Retype the data exactly, from its first line to the line containing "import numpy as np", including both, and skip any picture.

§

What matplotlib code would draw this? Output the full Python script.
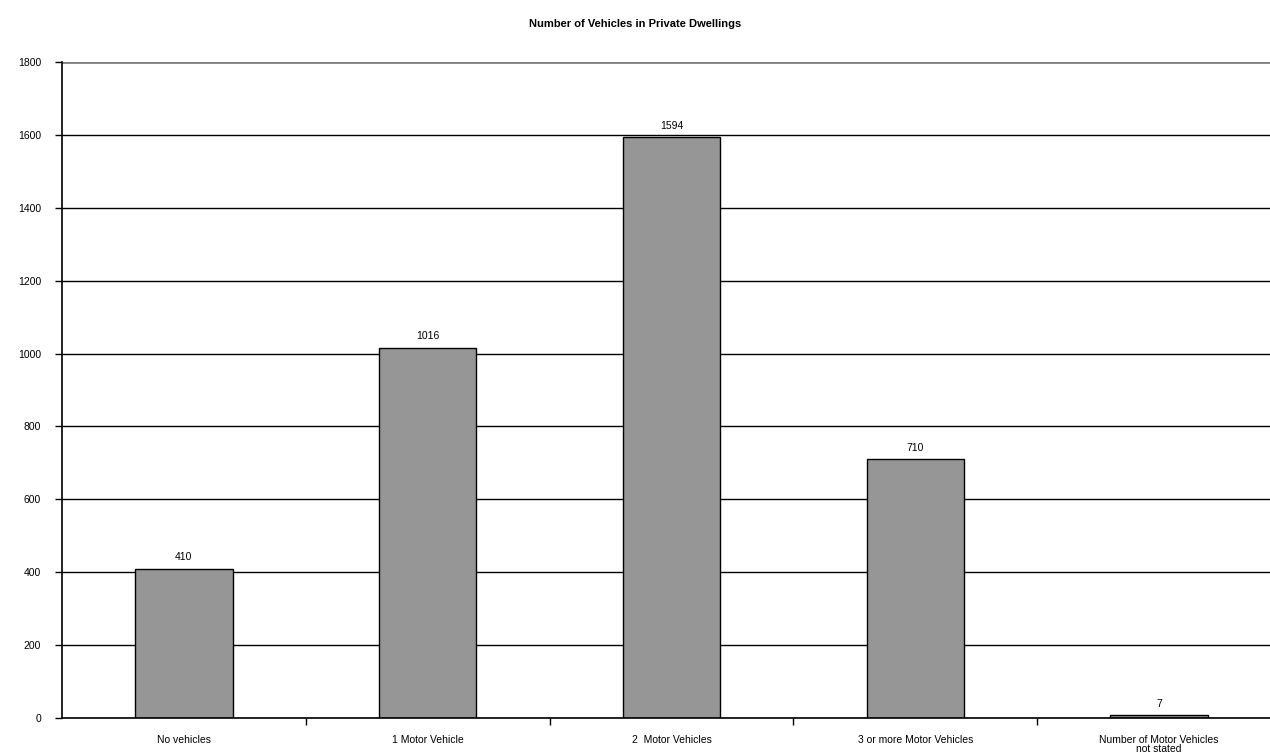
import matplotlib
matplotlib.use("Agg")
import matplotlib.pyplot as plt
import numpy as np

categories = ["No vehicles", "1 Motor Vehicle", "2  Motor Vehicles",
              "3 or more Motor Vehicles", "Number of Motor Vehicles\nnot stated"]
counts = [410, 1016, 1594, 710, 7]
y_ticks = [0, 200, 400, 600, 800, 1000, 1200, 1400, 1600, 1800]

plt.rcParams['font.family'] = ['Liberation Sans', 'DejaVu Sans']

fig = plt.figure(figsize=(12.7, 7.53), dpi=100)
# plot area runs a little past the right edge of the picture
ax = fig.add_axes([62/1270, 35/753, 1219/1270, 656/753])

x = np.arange(len(categories))
ax.bar(x, counts, width=0.4, color='#969696', edgecolor='black', linewidth=1, zorder=3)

for xi, v in zip(x, counts):
    ax.text(xi, v + 18, str(v), ha='center', va='bottom', fontsize=7.5)

ax.set_xlim(-0.5, len(categories) - 0.5)
ax.set_ylim(0, 1800)
ax.set_yticks(y_ticks)
ax.set_yticklabels([str(t) for t in y_ticks], fontsize=7.5)
ax.yaxis.grid(True, color='black', linewidth=1, zorder=0)
ax.get_ygridlines()[-1].set_color('#808080')
ax.get_ygridlines()[-1].set_linewidth(2)

# category labels in the middle, tick marks between categories
ax.set_xticks(x)
ax.set_xticklabels(categories, fontsize=7.5, linespacing=0.9)
ax.tick_params(axis='x', length=0, pad=12)
ax.set_xticks(np.arange(0.5, len(categories) - 1), minor=True)
ax.tick_params(axis='x', which='minor', length=5, width=1, direction='out', color='black')
ax.tick_params(axis='y', length=5, width=1, direction='out', color='black', pad=10)

for s in ['top', 'right']:
    ax.spines[s].set_visible(False)
for s in ['left', 'bottom']:
    ax.spines[s].set_color('black')
    ax.spines[s].set_linewidth(1.2)
    ax.spines[s].set_zorder(4)

fig.text(0.5, 1 - 24/753, "Number of Vehicles in Private Dwellings",
         ha='center', va='center', fontsize=8, fontweight='bold')

fig.savefig("out.png", dpi=100)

§

▶ **Solution to this task**
What matplotlib code would draw this? Output the full Python script.
import matplotlib
matplotlib.use("Agg")
import matplotlib.pyplot as plt
import numpy as np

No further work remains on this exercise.